TASK DIRECTIONS → Only the lines from the start of the data to the line containing "0.0047,0.0045,0.0041,0.0036,0.0030,0.0024,0.0017,0.0011];", both included, should be output, exactly and without pictures.

SOURCE DATA →
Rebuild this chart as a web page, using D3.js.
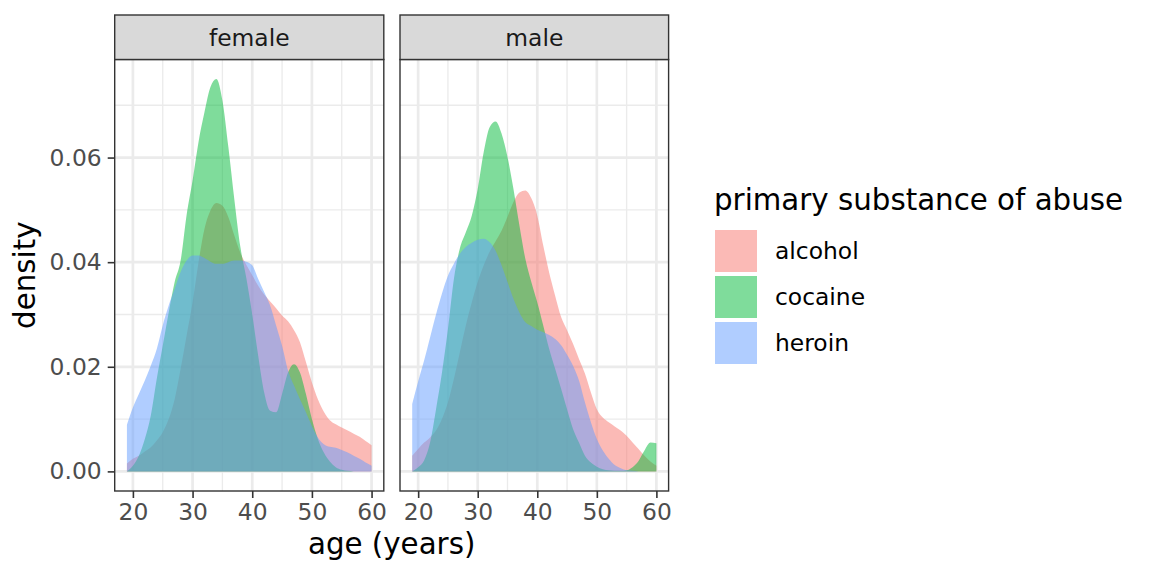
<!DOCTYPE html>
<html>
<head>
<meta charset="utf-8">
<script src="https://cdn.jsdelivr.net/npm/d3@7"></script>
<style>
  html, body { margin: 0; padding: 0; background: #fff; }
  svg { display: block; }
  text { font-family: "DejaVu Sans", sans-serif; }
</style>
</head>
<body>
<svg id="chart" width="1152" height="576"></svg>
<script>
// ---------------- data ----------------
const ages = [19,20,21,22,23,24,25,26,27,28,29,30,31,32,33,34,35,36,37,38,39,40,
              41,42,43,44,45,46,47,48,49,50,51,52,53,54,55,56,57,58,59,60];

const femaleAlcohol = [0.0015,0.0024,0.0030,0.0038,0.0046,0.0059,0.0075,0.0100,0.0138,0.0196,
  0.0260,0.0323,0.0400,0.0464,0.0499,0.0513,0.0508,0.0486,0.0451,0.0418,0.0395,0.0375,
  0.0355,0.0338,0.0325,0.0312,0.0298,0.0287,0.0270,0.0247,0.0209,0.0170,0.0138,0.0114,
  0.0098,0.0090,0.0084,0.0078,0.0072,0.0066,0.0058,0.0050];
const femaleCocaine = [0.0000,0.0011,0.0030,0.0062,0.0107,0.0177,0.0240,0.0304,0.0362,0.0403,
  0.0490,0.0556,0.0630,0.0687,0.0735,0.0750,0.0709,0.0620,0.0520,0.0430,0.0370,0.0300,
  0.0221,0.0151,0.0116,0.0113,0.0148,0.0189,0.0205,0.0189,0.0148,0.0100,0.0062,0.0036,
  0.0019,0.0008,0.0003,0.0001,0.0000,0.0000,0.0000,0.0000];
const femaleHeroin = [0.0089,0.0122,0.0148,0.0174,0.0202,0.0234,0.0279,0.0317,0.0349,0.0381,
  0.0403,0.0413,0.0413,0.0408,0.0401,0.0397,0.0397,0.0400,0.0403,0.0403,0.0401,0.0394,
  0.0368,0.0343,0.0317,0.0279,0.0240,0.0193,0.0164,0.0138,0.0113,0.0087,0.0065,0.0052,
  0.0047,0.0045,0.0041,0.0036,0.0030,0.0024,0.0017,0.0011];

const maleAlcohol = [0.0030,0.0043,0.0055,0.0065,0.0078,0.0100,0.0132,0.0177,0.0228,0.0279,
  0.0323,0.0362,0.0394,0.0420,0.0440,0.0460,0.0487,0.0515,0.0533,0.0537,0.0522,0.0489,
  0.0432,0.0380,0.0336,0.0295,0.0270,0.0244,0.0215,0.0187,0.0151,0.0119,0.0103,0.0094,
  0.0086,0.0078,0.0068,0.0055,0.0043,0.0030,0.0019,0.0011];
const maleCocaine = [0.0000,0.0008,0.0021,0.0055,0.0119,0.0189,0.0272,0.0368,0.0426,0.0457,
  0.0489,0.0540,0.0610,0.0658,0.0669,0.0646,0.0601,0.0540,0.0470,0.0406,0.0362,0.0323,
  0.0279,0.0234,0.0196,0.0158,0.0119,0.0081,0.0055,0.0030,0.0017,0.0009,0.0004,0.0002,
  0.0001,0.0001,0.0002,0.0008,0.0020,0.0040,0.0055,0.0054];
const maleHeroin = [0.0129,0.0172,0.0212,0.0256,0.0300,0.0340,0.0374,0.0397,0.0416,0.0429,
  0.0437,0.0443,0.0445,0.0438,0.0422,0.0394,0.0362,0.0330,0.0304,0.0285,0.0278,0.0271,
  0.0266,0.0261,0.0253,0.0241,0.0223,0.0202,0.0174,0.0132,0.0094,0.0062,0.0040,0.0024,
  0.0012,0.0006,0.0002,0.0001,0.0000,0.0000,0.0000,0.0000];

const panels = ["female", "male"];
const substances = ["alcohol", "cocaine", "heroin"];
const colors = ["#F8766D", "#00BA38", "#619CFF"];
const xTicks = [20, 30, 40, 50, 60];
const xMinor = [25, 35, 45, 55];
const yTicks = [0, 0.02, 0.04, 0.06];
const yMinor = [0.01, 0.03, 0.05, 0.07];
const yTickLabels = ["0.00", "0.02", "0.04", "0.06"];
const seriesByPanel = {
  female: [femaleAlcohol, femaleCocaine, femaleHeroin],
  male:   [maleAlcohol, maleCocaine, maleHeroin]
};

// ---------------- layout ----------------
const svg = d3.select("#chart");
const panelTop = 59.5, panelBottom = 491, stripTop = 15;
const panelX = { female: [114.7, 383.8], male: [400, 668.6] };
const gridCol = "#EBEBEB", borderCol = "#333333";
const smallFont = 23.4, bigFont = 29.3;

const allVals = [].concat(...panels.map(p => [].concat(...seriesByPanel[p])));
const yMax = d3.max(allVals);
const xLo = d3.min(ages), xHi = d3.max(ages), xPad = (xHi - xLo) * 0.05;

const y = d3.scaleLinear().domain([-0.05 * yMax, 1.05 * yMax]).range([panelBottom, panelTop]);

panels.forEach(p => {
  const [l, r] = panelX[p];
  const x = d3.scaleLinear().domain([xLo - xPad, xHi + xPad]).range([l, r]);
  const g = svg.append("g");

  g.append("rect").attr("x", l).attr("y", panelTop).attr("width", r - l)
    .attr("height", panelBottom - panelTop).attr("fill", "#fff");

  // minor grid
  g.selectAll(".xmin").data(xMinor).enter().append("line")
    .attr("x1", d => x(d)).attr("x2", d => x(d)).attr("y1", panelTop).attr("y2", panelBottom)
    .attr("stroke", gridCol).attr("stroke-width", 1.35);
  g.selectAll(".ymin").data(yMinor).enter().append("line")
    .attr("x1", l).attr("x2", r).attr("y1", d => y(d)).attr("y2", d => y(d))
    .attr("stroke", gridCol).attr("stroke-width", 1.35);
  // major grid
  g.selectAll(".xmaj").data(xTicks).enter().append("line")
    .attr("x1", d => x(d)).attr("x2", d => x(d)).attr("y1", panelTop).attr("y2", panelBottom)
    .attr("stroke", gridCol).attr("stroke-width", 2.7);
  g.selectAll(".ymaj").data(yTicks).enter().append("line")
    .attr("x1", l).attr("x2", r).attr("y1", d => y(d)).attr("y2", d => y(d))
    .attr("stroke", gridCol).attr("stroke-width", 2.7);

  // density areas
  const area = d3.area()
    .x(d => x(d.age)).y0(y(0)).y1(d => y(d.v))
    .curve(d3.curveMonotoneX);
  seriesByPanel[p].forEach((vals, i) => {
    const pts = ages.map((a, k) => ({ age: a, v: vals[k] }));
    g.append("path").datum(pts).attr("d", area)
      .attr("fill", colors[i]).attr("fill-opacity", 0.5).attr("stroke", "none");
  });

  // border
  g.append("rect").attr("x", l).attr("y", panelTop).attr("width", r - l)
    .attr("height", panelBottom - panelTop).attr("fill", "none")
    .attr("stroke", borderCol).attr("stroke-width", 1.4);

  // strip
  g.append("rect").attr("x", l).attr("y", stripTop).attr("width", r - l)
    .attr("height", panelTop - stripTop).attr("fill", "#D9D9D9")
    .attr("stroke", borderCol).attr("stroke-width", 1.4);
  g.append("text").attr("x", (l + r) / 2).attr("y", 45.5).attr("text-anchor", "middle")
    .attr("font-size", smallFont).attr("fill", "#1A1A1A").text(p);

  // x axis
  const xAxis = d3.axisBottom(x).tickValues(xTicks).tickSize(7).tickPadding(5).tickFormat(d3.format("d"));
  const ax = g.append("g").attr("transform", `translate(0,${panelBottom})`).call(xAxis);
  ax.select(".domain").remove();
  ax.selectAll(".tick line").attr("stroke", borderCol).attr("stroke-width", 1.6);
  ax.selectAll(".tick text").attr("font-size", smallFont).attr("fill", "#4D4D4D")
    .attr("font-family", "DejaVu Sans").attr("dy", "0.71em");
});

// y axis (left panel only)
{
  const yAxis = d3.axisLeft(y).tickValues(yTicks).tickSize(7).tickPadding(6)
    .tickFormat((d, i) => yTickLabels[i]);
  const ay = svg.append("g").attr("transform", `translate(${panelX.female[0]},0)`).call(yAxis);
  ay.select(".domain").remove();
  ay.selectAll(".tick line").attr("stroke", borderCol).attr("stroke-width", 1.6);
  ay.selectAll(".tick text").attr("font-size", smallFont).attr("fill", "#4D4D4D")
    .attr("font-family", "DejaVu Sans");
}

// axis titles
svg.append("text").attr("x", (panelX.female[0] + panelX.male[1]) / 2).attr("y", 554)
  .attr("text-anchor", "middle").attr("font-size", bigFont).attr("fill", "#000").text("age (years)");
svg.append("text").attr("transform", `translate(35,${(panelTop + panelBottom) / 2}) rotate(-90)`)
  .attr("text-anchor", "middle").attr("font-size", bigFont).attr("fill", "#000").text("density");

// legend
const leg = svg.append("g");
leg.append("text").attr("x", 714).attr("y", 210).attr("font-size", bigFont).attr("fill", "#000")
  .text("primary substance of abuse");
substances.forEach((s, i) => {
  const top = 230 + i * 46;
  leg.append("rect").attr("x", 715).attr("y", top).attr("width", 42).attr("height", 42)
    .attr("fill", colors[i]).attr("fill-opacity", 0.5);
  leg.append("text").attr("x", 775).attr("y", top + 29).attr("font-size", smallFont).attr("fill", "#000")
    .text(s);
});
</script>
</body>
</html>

TASK ANSWER →
Rebuild this chart as a web page, using D3.js.
<!DOCTYPE html>
<html>
<head>
<meta charset="utf-8">
<script src="https://cdn.jsdelivr.net/npm/d3@7"></script>
<style>
  html, body { margin: 0; padding: 0; background: #fff; }
  svg { display: block; }
  text { font-family: "DejaVu Sans", sans-serif; }
</style>
</head>
<body>
<svg id="chart" width="1152" height="576"></svg>
<script>
// ---------------- data ----------------
const ages = [19,20,21,22,23,24,25,26,27,28,29,30,31,32,33,34,35,36,37,38,39,40,
              41,42,43,44,45,46,47,48,49,50,51,52,53,54,55,56,57,58,59,60];

const femaleAlcohol = [0.0015,0.0024,0.0030,0.0038,0.0046,0.0059,0.0075,0.0100,0.0138,0.0196,
  0.0260,0.0323,0.0400,0.0464,0.0499,0.0513,0.0508,0.0486,0.0451,0.0418,0.0395,0.0375,
  0.0355,0.0338,0.0325,0.0312,0.0298,0.0287,0.0270,0.0247,0.0209,0.0170,0.0138,0.0114,
  0.0098,0.0090,0.0084,0.0078,0.0072,0.0066,0.0058,0.0050];
const femaleCocaine = [0.0000,0.0011,0.0030,0.0062,0.0107,0.0177,0.0240,0.0304,0.0362,0.0403,
  0.0490,0.0556,0.0630,0.0687,0.0735,0.0750,0.0709,0.0620,0.0520,0.0430,0.0370,0.0300,
  0.0221,0.0151,0.0116,0.0113,0.0148,0.0189,0.0205,0.0189,0.0148,0.0100,0.0062,0.0036,
  0.0019,0.0008,0.0003,0.0001,0.0000,0.0000,0.0000,0.0000];
const femaleHeroin = [0.0089,0.0122,0.0148,0.0174,0.0202,0.0234,0.0279,0.0317,0.0349,0.0381,
  0.0403,0.0413,0.0413,0.0408,0.0401,0.0397,0.0397,0.0400,0.0403,0.0403,0.0401,0.0394,
  0.0368,0.0343,0.0317,0.0279,0.0240,0.0193,0.0164,0.0138,0.0113,0.0087,0.0065,0.0052,
  0.0047,0.0045,0.0041,0.0036,0.0030,0.0024,0.0017,0.0011];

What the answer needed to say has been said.